Typically, nominally is used to parse entire lists or pd.Series of names en masse. This package includes a command line tool to parse a single name for convenient one-off testing and examples.

Nominally produces fields intended for comparisons between or within datasets. As such, names come out formatted for data without regard to human syntactic preference: de von ausfern, mr johann g rather than Mr. Johann G. de von Ausfern.

📓 Getting Started

Call parse_name() to parse out the six core fields:

$ python -q
>>> from nominally import parse_name
>>> parse_name("Blankinsop, Jr., Mr.
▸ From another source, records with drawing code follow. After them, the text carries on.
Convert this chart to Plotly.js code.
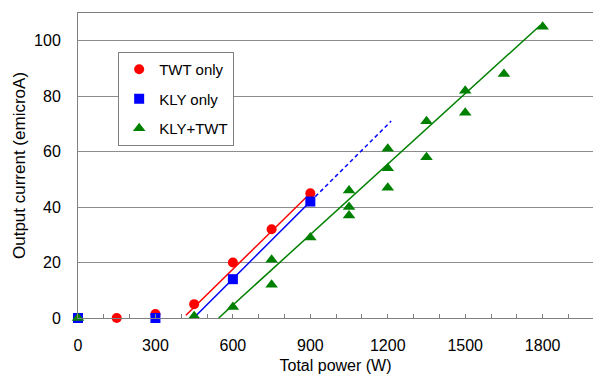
<!DOCTYPE html>
<html>
<head>
<meta charset="utf-8">
<script src="https://cdn.plot.ly/plotly-3.0.1.min.js"></script>
<style>html,body{margin:0;padding:0;background:#fff;}#chart{width:593px;height:376px;}</style>
</head>
<body>
<div id="chart"></div>
<script>
// Measured data
const twtPower = [150, 300, 450, 600, 750, 900];
const twtCurrent = [0, 1.4, 5, 20, 32, 45];

const klyPower = [0, 300, 600, 900];
const klyCurrent = [0, 0, 14, 42];

const comboPower = [0, 450, 600, 750, 750, 900, 1050, 1050, 1050, 1200, 1200, 1200, 1350, 1350, 1500, 1500, 1650, 1800];
const comboCurrent = [0, 0.6, 4, 21, 12, 29, 46, 40, 37, 61, 54, 47, 71, 58, 82, 74, 88, 105];

// Fitted trend lines (end points)
const twtFitX = [418, 900];
const twtFitY = [1, 45];
const klyFitX = [448, 900];
const klyFitY = [0, 42];
const klyExtX = [900, 1213];
const klyExtY = [42, 71];
const comboFitX = [545, 1790];
const comboFitY = [0, 105.5];

const xTickVals = [0, 300, 600, 900, 1200, 1500, 1800];
const yTickVals = [0, 20, 40, 60, 80, 100];

const RED = '#ff0000', BLUE = '#0000ff', GREEN = '#008000';
const FONT = 'Liberation Sans, Arial, sans-serif';

const traces = [
  {x: twtFitX, y: twtFitY, mode: 'lines', line: {color: RED, width: 1.5}, showlegend: false, hoverinfo: 'skip'},
  {x: klyFitX, y: klyFitY, mode: 'lines', line: {color: BLUE, width: 1.5}, showlegend: false, hoverinfo: 'skip'},
  {x: klyExtX, y: klyExtY, mode: 'lines', line: {color: BLUE, width: 1.5, dash: '4px,3px'}, showlegend: false, hoverinfo: 'skip'},
  {x: comboFitX, y: comboFitY, mode: 'lines', line: {color: GREEN, width: 1.5}, showlegend: false, hoverinfo: 'skip'},
  {x: twtPower, y: twtCurrent, mode: 'markers', name: 'TWT only', legendgroup: 'a', cliponaxis: false,
   marker: {symbol: 'circle', size: 10, color: RED}},
  {x: klyPower, y: klyCurrent, mode: 'markers', name: 'KLY only', legendgroup: 'b', cliponaxis: false,
   marker: {symbol: 'square', size: 10, color: BLUE}},
  {x: comboPower, y: comboCurrent, mode: 'markers', name: 'KLY+TWT', legendgroup: 'c', cliponaxis: false,
   marker: {symbol: 'triangle-up', size: 11, color: GREEN}}
];

const layout = {
  width: 593, height: 376,
  margin: {l: 78, r: 0, t: 13, b: 58},
  paper_bgcolor: '#ffffff', plot_bgcolor: '#ffffff',
  font: {family: FONT, size: 16, color: '#000'},
  showlegend: true,
  legend: {
    x: 0.078, y: 0.872, xanchor: 'left', yanchor: 'top',
    bgcolor: '#ffffff', bordercolor: '#808080', borderwidth: 1,
    font: {family: FONT, size: 15, color: '#000'},
    traceorder: 'grouped', tracegroupgap: 7
  },
  xaxis: {
    range: [0, 1995], tickmode: 'array', tickvals: xTickVals,
    ticks: 'inside', ticklen: 4, tickcolor: '#808080', tickwidth: 1,
    minor: {dtick: 100, tick0: 0, ticks: 'inside', ticklen: 4, tickcolor: '#808080', showgrid: false},
    showgrid: false, zeroline: false,
    showline: true, linecolor: '#808080', linewidth: 1, mirror: true,
    tickfont: {family: FONT, size: 16},
    ticklabelstandoff: 13,
    title: {text: 'Total power (W)', font: {family: FONT, size: 16}, standoff: 6}
  },
  yaxis: {
    range: [0, 110], tickmode: 'array', tickvals: yTickVals,
    ticks: '', showgrid: true, gridcolor: '#8c8c8c', gridwidth: 1,
    zeroline: false, showline: true, linecolor: '#808080', linewidth: 1,
    tickfont: {family: FONT, size: 16},
    ticklabelstandoff: 13,
    title: {text: 'Output current (emicroA)', font: {family: FONT, size: 17}, standoff: 4}
  }
};

Plotly.newPlot('chart', traces, layout, {displayModeBar: false, staticPlot: true});
</script>
</body>
</html>
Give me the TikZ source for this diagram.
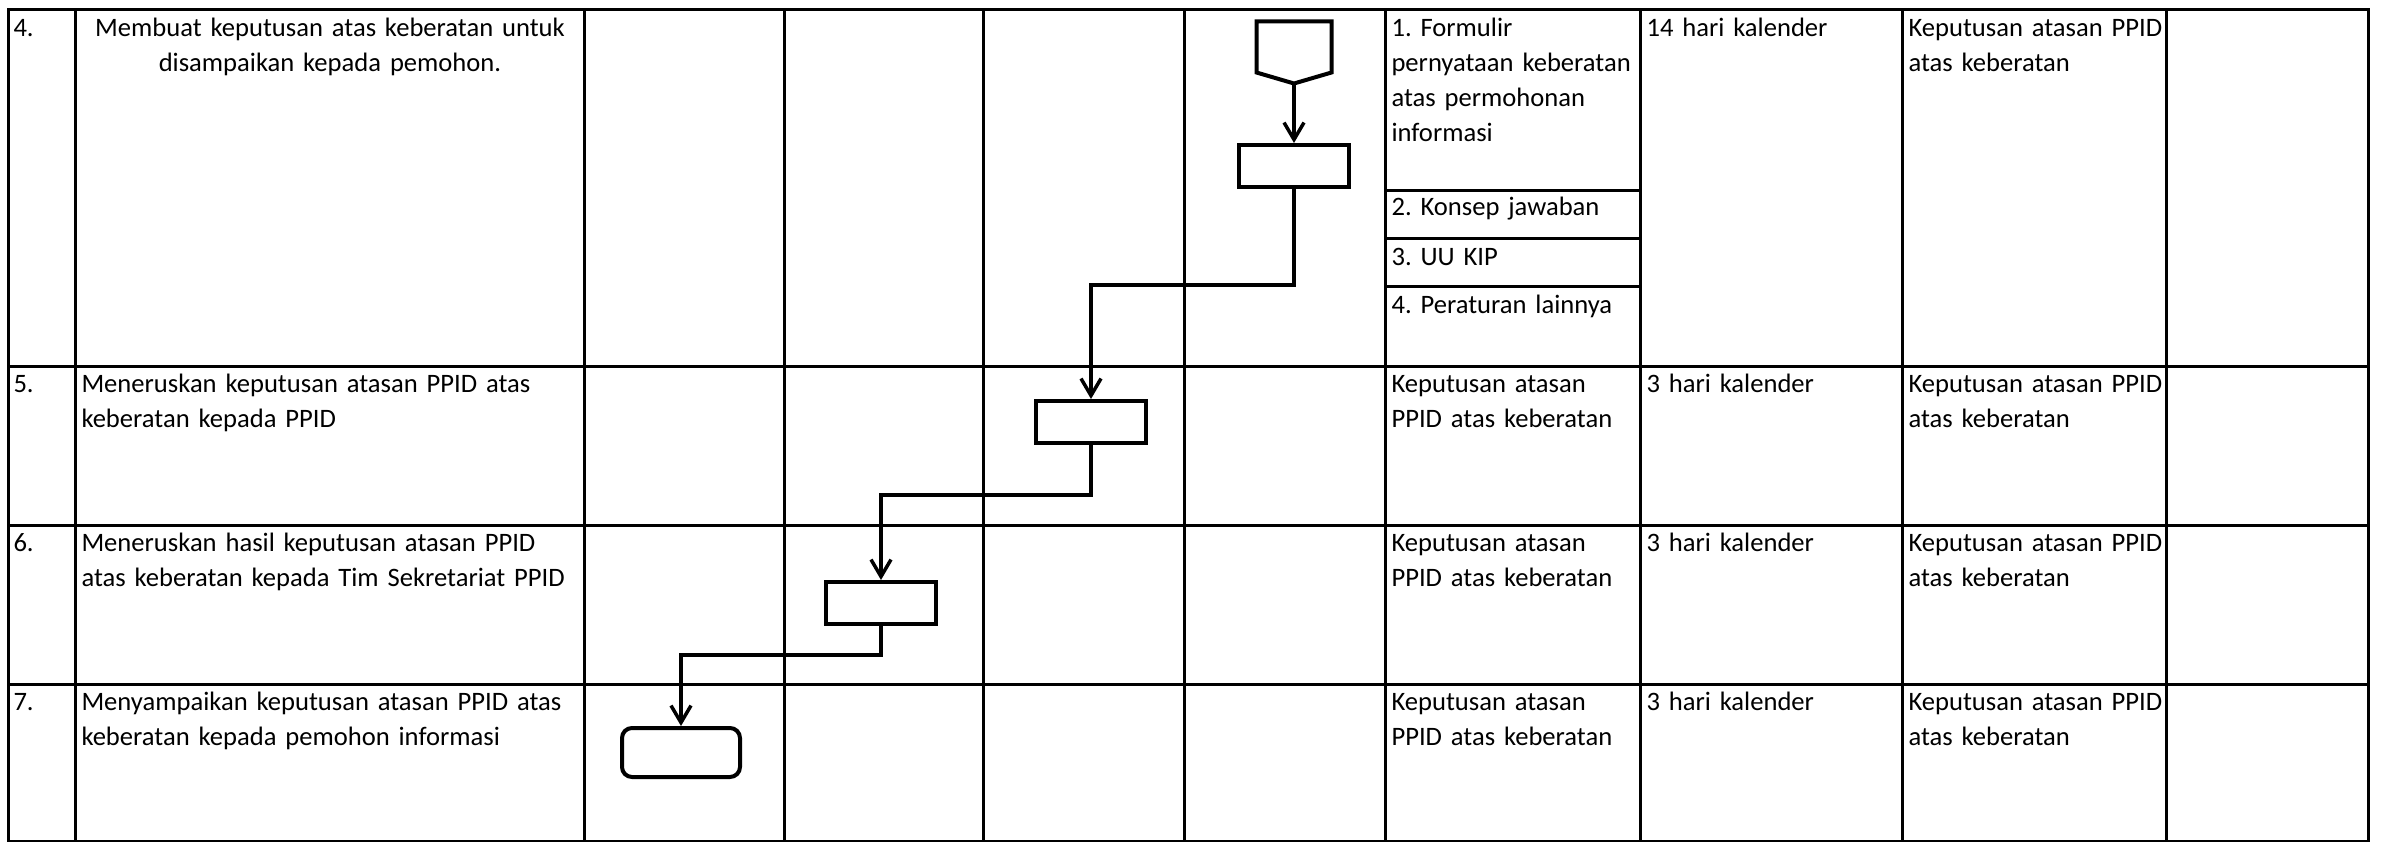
\documentclass[tikz,border=0pt]{standalone}
\usepackage{fontspec}
\setmainfont{Carlito}
\usetikzlibrary{arrows.meta}

\begin{document}
\begin{tikzpicture}[x=1pt,y=-1pt,line width=3pt,>={Straight Barb[length=17pt,width=20pt]}]
		\tikzstyle{cell}=[anchor=base west,inner sep=0pt,align=left,text width=520pt,font=\fontsize{26.6}{35}\selectfont\frenchspacing]
		\tikzstyle{proses}=[draw,line width=4pt,minimum width=110pt,minimum height=42pt,inner sep=0pt]
		\tikzstyle{alur}=[line width=3.5pt]
		
		\useasboundingbox (0,0) rectangle (2383,842);
		
		% tabel
		\draw (8,10) rectangle (2368,841);
		\draw (8,366) -- (2368,366);
		\draw (8,525) -- (2368,525);
		\draw (8,684) -- (2368,684);
		\draw (75,10) -- (75,841);
		\draw (584,10) -- (584,841);
		\draw (784,10) -- (784,841);
		\draw (983,10) -- (983,841);
		\draw (1184,10) -- (1184,841);
		\draw (1385,10) -- (1385,841);
		\draw (1640,10) -- (1640,841);
		\draw (1902,10) -- (1902,841);
		\draw (2166,10) -- (2166,841);
		\draw (1385,191) -- (1640,191);
		\draw (1385,239) -- (1640,239);
		\draw (1385,287) -- (1640,287);
		
		% baris 4
		\node[cell] (no4) at (12,37) {4.};
		\node[cell,anchor=base,align=center] (keg4) at (330,37) {Membuat keputusan atas keberatan untuk\\disampaikan kepada pemohon.};
		\node[cell] (dok4a) at (1390,37) {1. Formulir\\pernyataan keberatan\\atas permohonan\\informasi};
		\node[cell] (dok4b) at (1390,216) {2. Konsep jawaban};
		\node[cell] (dok4c) at (1390,266) {3. UU KIP};
		\node[cell] (dok4d) at (1390,314) {4. Peraturan lainnya};
		\node[cell] (waktu4) at (1645,37) {14 hari kalender};
		\node[cell] (out4) at (1907,37) {Keputusan atasan PPID\\atas keberatan};
		
		% baris 5
		\node[cell] (no5) at (12,392) {5.};
		\node[cell] (keg5) at (80,392) {Meneruskan keputusan atasan PPID atas\\keberatan kepada PPID};
		\node[cell] (dok5) at (1390,392) {Keputusan atasan\\PPID atas keberatan};
		\node[cell] (waktu5) at (1645,392) {3 hari kalender};
		\node[cell] (out5) at (1907,392) {Keputusan atasan PPID\\atas keberatan};
		
		% baris 6
		\node[cell] (no6) at (12,551) {6.};
		\node[cell] (keg6) at (80,551) {Meneruskan hasil keputusan atasan PPID\\atas keberatan kepada Tim Sekretariat PPID};
		\node[cell] (dok6) at (1390,551) {Keputusan atasan\\PPID atas keberatan};
		\node[cell] (waktu6) at (1645,551) {3 hari kalender};
		\node[cell] (out6) at (1907,551) {Keputusan atasan PPID\\atas keberatan};
		
		% baris 7
		\node[cell] (no7) at (12,710) {7.};
		\node[cell] (keg7) at (80,710) {Menyampaikan keputusan atasan PPID atas\\keberatan kepada pemohon informasi};
		\node[cell] (dok7) at (1390,710) {Keputusan atasan\\PPID atas keberatan};
		\node[cell] (waktu7) at (1645,710) {3 hari kalender};
		\node[cell] (out7) at (1907,710) {Keputusan atasan PPID\\atas keberatan};
		
		% bagan alir
		\node[minimum width=72pt,minimum height=59pt,inner sep=0pt] (mulai) at (1294,52.5) {};
		\draw[line width=4pt,line join=miter] (mulai.north west) -- (mulai.north east) -- ([yshift=11pt]mulai.south east) -- (mulai.south) -- ([yshift=11pt]mulai.south west) -- cycle;
		\node[proses] (p4) at (1294,166) {};
		\node[proses] (p5) at (1091,422) {};
		\node[proses] (p6) at (881,603) {};
		\node[proses,rounded corners=10pt,minimum width=118pt,minimum height=49pt] (p7) at (681,752.5) {};
		
		\coordinate (k45) at (1091,285);
		\coordinate (k56) at (881,495);
		\coordinate (k67) at (681,655);
		
		\draw[alur,->] (mulai.south) -- (p4.north);
		\draw[alur,->] (p4.south) |- (k45) -- (p5.north);
		\draw[alur,->] (p5.south) |- (k56) -- (p6.north);
		\draw[alur,->] (p6.south) |- (k67) -- (p7.north);

\end{tikzpicture}
\end{document}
James 'Jimmy'")
{
  'title': 'mr',
  'first': 'james',
  'middle': '',
  'last': 'blankinsop',
  'suffix': 'jr',
  'nickname': 'jimmy'
}

Dive into the Name class to parse and recreate a string...

>>> from nominally import Name
>>> n = Name("DR. PEACHES BARTKOWICZ")
>>> n
Name({'title': 'dr', 'first': 'peaches', 'middle': '', 'last': 'bartkowicz', 'suffix': '', 'nickname': ''})
>>> str(n)
'bartkowicz, dr peaches'

...or use the dict...

>>> dict(n)
{
  'title': 'dr',
  'first': 'peaches',
  'middle': '',
  'last': 'bartkowicz',
  'suffix': '',
  'nickname': ''
}
>>> list(n.values())
['dr', 'peaches', '', 'bartkowicz', '', '']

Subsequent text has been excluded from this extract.